Bob Rock June 26, 2011 11:37PM
Hi Gene,

I am not sure what you are wanting the XRF for? The XRF I have is advertised on the Internet as a Gold Testing Unit for around US$7000.00. I purchased direct from the Chinese. The model number is EXF7200.

The XRF comes with templates for quantitatively determining gold, silver, platinum and palladium. It will also detect other elements from Ti to Bi qualitatively. These can be identified by looking up their energies in the periodic table. I wrote my own templates for identifying the other elements. I might add an article on this XRF unit later.
Henry Barwood June 26, 2011 11:47PM
Hi Bob,

Just a guess, but when I looked into these units a few years back, they used imported Amptek Peltier cooled diodes for the sensor.
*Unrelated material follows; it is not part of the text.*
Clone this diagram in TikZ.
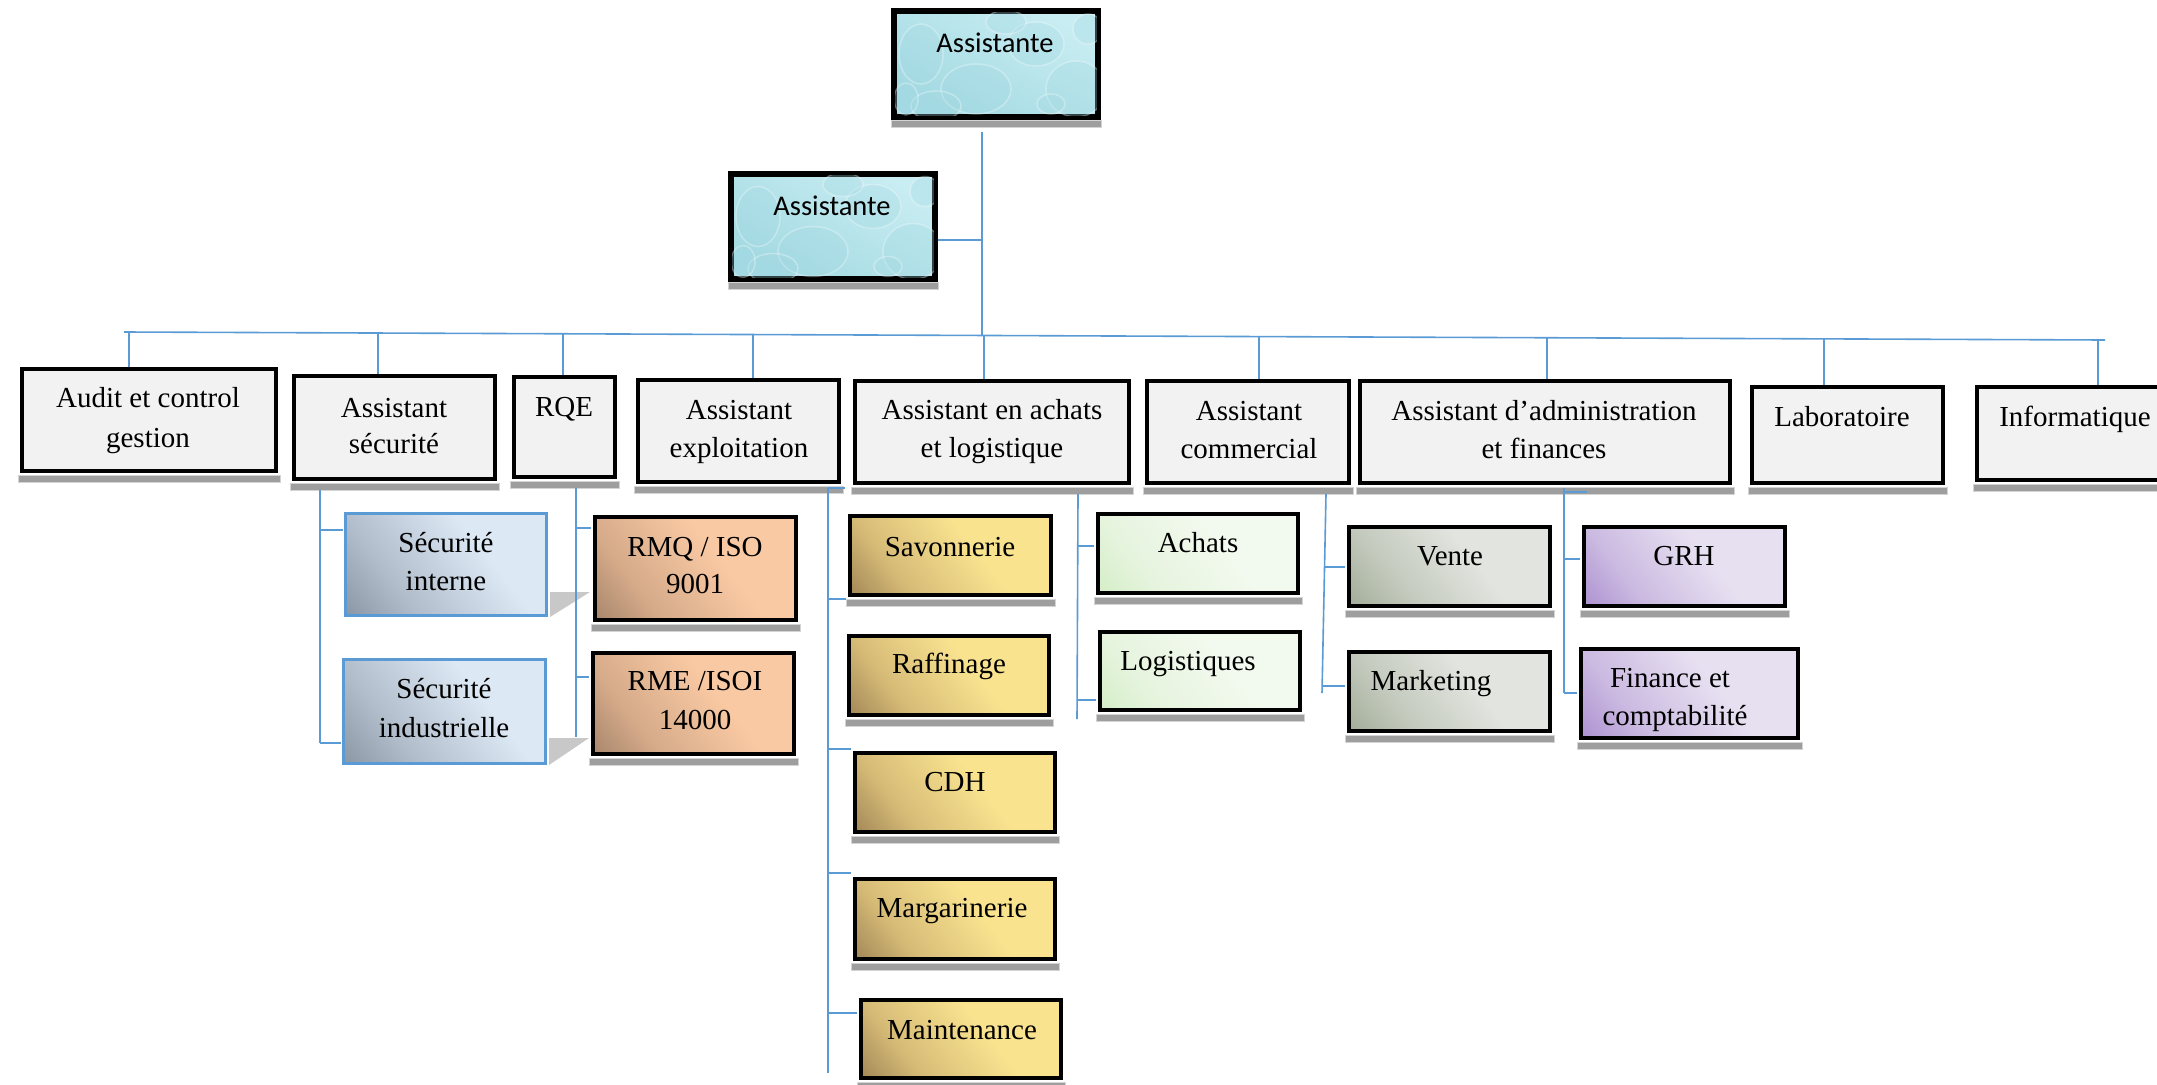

Most of the cost of these XRF's is likely those same diodes. Wish the Chinese would start manufacturing the things, then we might see a drop to several hundred rather than several thousand dollars.

Henry Barwood
Troy University
Troy, Alabama USA
Bob Rock June 27, 2011 12:22AM
Hi Henry,

Yes, they have several models, some of which use the Amptek Peltier Cooled Diode. The lower cost XRF's use gas proportional counters as the detector. The major cost would be the detector and x-ray tube.

Edited 2 time(s). Last edit at 06/27/2011 12:27AM by Bob Rock.